De l’impermanence en politique

 

 

Jean-Noël Cuénod
3 mai 2014

L’impermanence est un concept dont la politique ferait bien de s’inspirer. Dans ce monde, rien n’est permanent, tout coule, tout meurt, tout renaît. Les humains et leurs idées sont destinés à mourir et à se transformer. La stabilité n’est qu’un état fragile et transitoire. Or, en politique, chacun — l’élu mais aussi le citoyen — fait comme si le temps lui était acquis pour l’éternité. Cette illusion est source de souffrance collective et d’errance idéologique. «Il faut donner du temps au temps», disait François Mitterrand. C

’est oublier que le temps ne nous est pas donné et qu’il court sans nous demander son reste. Ainsi, l’état-nation n’est pas né avec l’apparition de l’humain sur la Terre. Il s’est forgé progressivement sous des formes diverses et entamera, comme chaque être et chaque chose, sa phase de déclin. Une phase qui a bel et bien été amorcée aujourd’hui, avec l’apparition de l’économie globalisée et la montée en puissance de groupes économiques multinationaux.
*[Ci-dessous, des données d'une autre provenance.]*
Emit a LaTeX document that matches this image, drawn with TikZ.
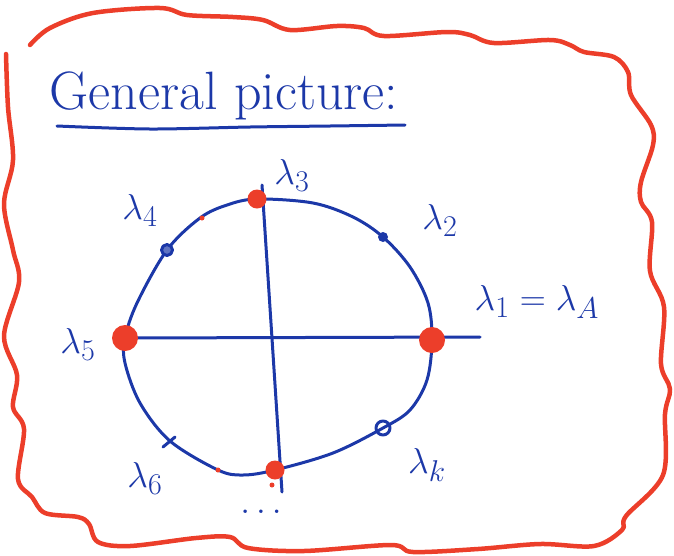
\documentclass[tikz,border=0pt]{standalone}
\usepackage{amsmath,amssymb}
\usepackage{graphicx}
\usepackage{tikz}
\usetikzlibrary{calc}
\usepackage{xcolor}
\definecolor{inkblue}{RGB}{28,56,168}
\definecolor{inkred}{RGB}{236,62,42}
\newcommand{\biglab}[1]{\scalebox{1.45}{$#1$}}

\begin{document}
\begin{tikzpicture}[
        x=1pt,y=-1pt,
        pen/.style={draw=inkblue,line width=3pt,line cap=round,line join=round},
        redpen/.style={draw=inkred,line width=4.5pt,line cap=round,line join=round},
        blob/.style={circle,fill=inkred,inner sep=0pt,minimum size=#1},
        blob/.default=24pt,
        speck/.style={circle,fill=inkred,inner sep=0pt,minimum size=5pt},
        lab/.style={text=inkblue,font=\Huge,inner sep=1pt}
      ]
      \useasboundingbox (0,0) rectangle (674,555);

      % red frame, one stroke round the page
      \draw[redpen] plot[smooth,tension=0.55] coordinates {
        (30,45) (50,28) (93,13) (160,8) (187,15) (233,17) (263,20) (290,30)
        (337,26) (364,28) (384,36) (447,32) (470,35) (494,43) (550,40) (570,45)
        (584,52) (614,57) (628,72) (631,95) (651,125) (653,145) (641,182) (641,202)
        (652,222) (650,271) (664,307) (661,364) (670,389) (665,414) (663,475)
        (626,516) (622,530) (594,546) (540,544) (478,549) (413,552) (391,545)
        (304,551) (248,548) (230,537) (196,538) (130,546) (98,542) (89,524)
        (78,517) (45,513) (32,497) (18,479) (24,429) (13,407) (17,375) (4,336)
        (19,282) (13,250) (4,204) (13,160) (8,107) (6,54)};

      % title
      \node[text=inkblue,font=\fontsize{54}{60}\selectfont] (title) at (224,96) {General picture:};
      \draw[pen] plot[smooth] coordinates {(57,126) (150,129) (250,127) (330,126) (405,125)};

      % points on the circle
      \coordinate (p1) at (432,340);
      \coordinate (p2) at (383,237);
      \coordinate (p3) at (257,199);
      \coordinate (p4) at (167,250);
      \coordinate (p5) at (125,338);
      \coordinate (p6) at (170,441);
      \coordinate (p7) at (275,470);
      \coordinate (p8) at (383,428);

      \draw[pen] plot[smooth cycle,tension=0.55] coordinates {
        (p3) (313,203) (353,217) (p2) (410,267) (428,303) (p1) (427,380) (410,410)
        (p8) (333,453) (p7) (243,475) (218,470) (p6) (140,403) (125,363) (p5)
        (137,303) (p4) (200,218) (227,205)};

      % axes
      \coordinate (xend) at (480,337);
      \coordinate (ytop) at (262,185);
      \coordinate (ybot) at (282,492);
      \draw[pen] (p5) -- (xend);
      \draw[pen] (ytop) -- (ybot);

      % marks on the circle
      \fill[inkblue] (p2) circle (5pt);
      \draw[pen,fill=inkblue!70] (p4) circle (5.5pt);
      \draw[pen] (p8) circle (7pt);
      \draw[pen] ($(p6)+(-7,6)$) -- ($(p6)+(5,-4)$);

      \node[blob=26pt] (b1) at (p1) {};
      \node[blob=19pt] (b3) at (p3) {};
      \node[blob=26pt] (b5) at (p5) {};
      \node[blob=19pt] (b7) at (p7) {};
      \node[speck] (s1) at (202,218) {};
      \node[speck] (s2) at (218,470) {};
      \node[speck] (s3) at (272,485) {};

      % labels
      \node[lab] (l1) at (537,302) {\biglab{\lambda_1 = \lambda_A}};
      \node[lab] (l2) at (440,220) {\biglab{\lambda_2}};
      \node[lab] (l3) at (292,175) {\biglab{\lambda_3}};
      \node[lab] (l4) at (140,210) {\biglab{\lambda_4}};
      \node[lab] (l5) at (78,344) {\biglab{\lambda_5}};
      \node[lab] (l6) at (145,478) {\biglab{\lambda_6}};
      \node[lab] (lk) at (427,465) {\biglab{\lambda_k}};
      \node[lab] (dots) at (264,512) {\biglab{\dots}};
    \end{tikzpicture}
\end{document}
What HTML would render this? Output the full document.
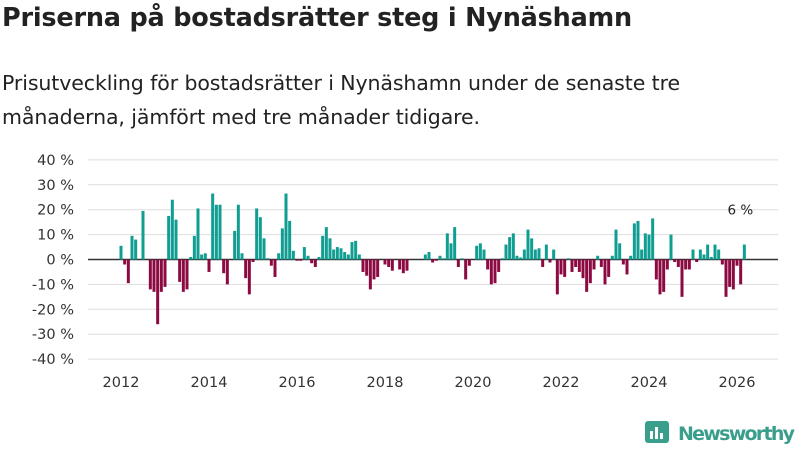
<!DOCTYPE html>
<html><head><meta charset="utf-8"><style>
body{margin:0;background:#fff;width:800px;height:450px;overflow:hidden;font-family:"DejaVu Sans",sans-serif;color:#222}
#title{position:absolute;left:2px;top:3px;font-size:25.5px;font-weight:bold;margin:0;letter-spacing:-0.2px}
#sub{position:absolute;left:2px;top:66px;font-size:20.5px;line-height:34px;width:740px;color:#222;letter-spacing:-0.1px}
svg{position:absolute;left:0;top:0}
</style></head><body>
<h1 id="title">Priserna på bostadsrätter steg i Nynäshamn</h1>
<div id="sub">Prisutveckling för bostadsrätter i Nynäshamn under de senaste tre<br>månaderna, jämfört med tre månader tidigare.</div>
<svg id="chart" width="800" height="450"></svg>
<script>
const values=[5.5,-2,-9.5,9.5,8,0,19.5,0,-12,-13,-26,-13,-11,17.5,24,16,-9,-13,-12,1,9.5,20.5,2,2.5,-5,26.5,22,22,-5.5,-10,0,11.5,22,2.5,-7.5,-14,-1,20.5,17,8.5,0.5,-2.5,-7,2.5,12.5,26.5,15.5,3.5,-0.5,-0.5,5,1.5,-1.5,-3,1,9.5,13,8.5,4,5,4.5,3,2,7,7.5,2,-5,-6.5,-12,-8,-7,0,-2,-3,-4.5,0,-4,-5.5,-4.5,0,0,0,0,2,3,-1.2,-0.5,1.5,0.5,10.5,6.5,13,-3,0.5,-8,-2.5,0,5.5,6.5,4,-4,-10,-9.5,-5,0.5,6,9,10.5,1.5,0.8,4,12,8.5,4,4.5,-3,6,-1.2,4,-14,-6,-7,0.5,-5,-3,-5,-7.5,-13,-9.5,-4,1.5,-3,-10,-7,1.5,12,6.5,-2,-6,1.5,14.5,15.5,4,10.5,10,16.5,-8,-14,-13,-4,10,-1,-3,-15,-4,-4,4,-1,4,2,6,1,6,4,-2,-15,-11,-12,-2.5,-10,6];
const yTicks=[40,30,20,10,0,-10,-20,-30,-40];
const xYears=[2012,2014,2016,2018,2020,2022,2024,2026];
const startYear=2012;
const NS="http://www.w3.org/2000/svg";
const svg=document.getElementById('chart');
const y=v=>259.5-v*2.49;
const x=m=>121+m*(616/168);
function mk(t,a){const e=document.createElementNS(NS,t);for(const k in a)e.setAttribute(k,a[k]);svg.appendChild(e);return e;}
yTicks.forEach(t=>{
 const g=mk('line',{x1:88,x2:778,y1:y(t),y2:y(t),stroke:t===0?'#333':'#ddd','stroke-width':t===0?1.5:1});
 
 
 const l=mk('text',{x:74,y:y(t)+5,'text-anchor':'end','font-size':14.5,fill:'#333'});
 l.textContent=t+' %';
 
 
});
xYears.forEach(yr=>{
 const l=mk('text',{x:x((yr-startYear)*12),y:387,'text-anchor':'middle','font-size':14.5,fill:'#333'});
 l.textContent=yr;
 
 
});
values.forEach((v,i)=>{
 if(v===0)return;
 const cx=x(i);
 const b=mk('rect',{x:cx-1.5,width:3,y:Math.min(y(v),y(0)),height:Math.abs(y(v)-y(0)),fill:v>0?'#109e92':'#8c0a42'});
 
 
});
const last=values.length-1;
const lab=mk('text',{x:x(last)-4,y:y(values[last])-30,'text-anchor':'middle','font-size':13.5,fill:'#222'});
lab.textContent=Math.round(values[last])+' %';


</script>
<svg width="800" height="450" style="pointer-events:none">
<rect x="645" y="421" width="24" height="22" rx="3" fill="#3a9e8c"/>
<rect x="650" y="431" width="3" height="8" fill="#fff"/><rect x="655" y="427" width="3" height="12" fill="#fff"/><rect x="660" y="433" width="3" height="6" fill="#fff"/>
<text x="678" y="440" font-size="19" font-weight="bold" fill="#3a9e8c" font-family="DejaVu Sans,sans-serif" textLength="117">Newsworthy</text>
</svg>
</body></html>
L’exemple le plus frappant nous a été offert par la France, l’un des pays les plus «accrochés» à l’idée d’état-nation qu’il a incarnée mieux que tout autre. Lors de la fermeture de deux hauts-fourneaux à Florange en Lorraine, nous avons pu mesurer l’impuissance du gouvernement français vis-à-vis du groupe Mittal. Les rodomontades du ministre Montebourg et ses appels au patriotisme économique n’ont fait qu’amuser la galerie et désespérer les ouvriers sidérurgistes.

Devant le Goliath multinational, l’État-David n’avait même pas sa fronde pour se battre. Ce combat entre deux forces inégales n’a pas eu l’issue biblique que Paris espérait. Les miracles n’ont pas leur place dans le processus de mondialisation. Cette défaite cuisante a aussi marqué le déclin d’une spécificité française que l’on croyait acquise une fois pour toutes, à savoir le colbertisme, qui réserve à l’état un rôle directeur dans l’économie. Cette idéologie était défendue à la fois par la gauche de gouvernement et la droite issue du gaullisme.

Or, les représentants politiques actuels de ces deux tendances majoritaires outre-Jura — le Parti socialiste et l’UMP — se montrent incapables de proposer une alternative à ce colbertisme à l’agonie; cela explique, en partie, le profond malaise qui traverse la France. Cette situation sert de tremplin au Front national. Mais le parti de la famille Le Pen ne présente comme alternative que le repli vers un état-nation qui se meurt.

En Suisse aussi, l’illusion d’un pays figé pour l’éternité fait des ravages. Ah, elle était belle cette Helvétie de jadis, où les chocs du monde nous arrivaient bien amortis par l’épais édredon de nos Alpes! Cette nostalgie ne mène à rien, sinon à enfumer nos esprits et à nous faire prendre de mauvaises décisions. Car le temps de Heidi ne reviendra pas. Autant attendre le bus d’une ligne supprimée; c’est à quoi se résument les propositions des nationalistes.

Toutefois, les partis de gouvernements ne brillent guère par leur clairvoyance. Les uns croient que le libéralisme est fait pour durer; les autres sont persuadés que la social-démocratie reste l’horizon inchangé de leur action. Mais l’un et l’autre n’échapperont pas au courant tumultueux de l’impermanence. C’est donc une autre conception de la politique qui doit être élaborée, fondée sur la lucidité et le renoncement aux illusions, surtout celles qui nous font plaisir.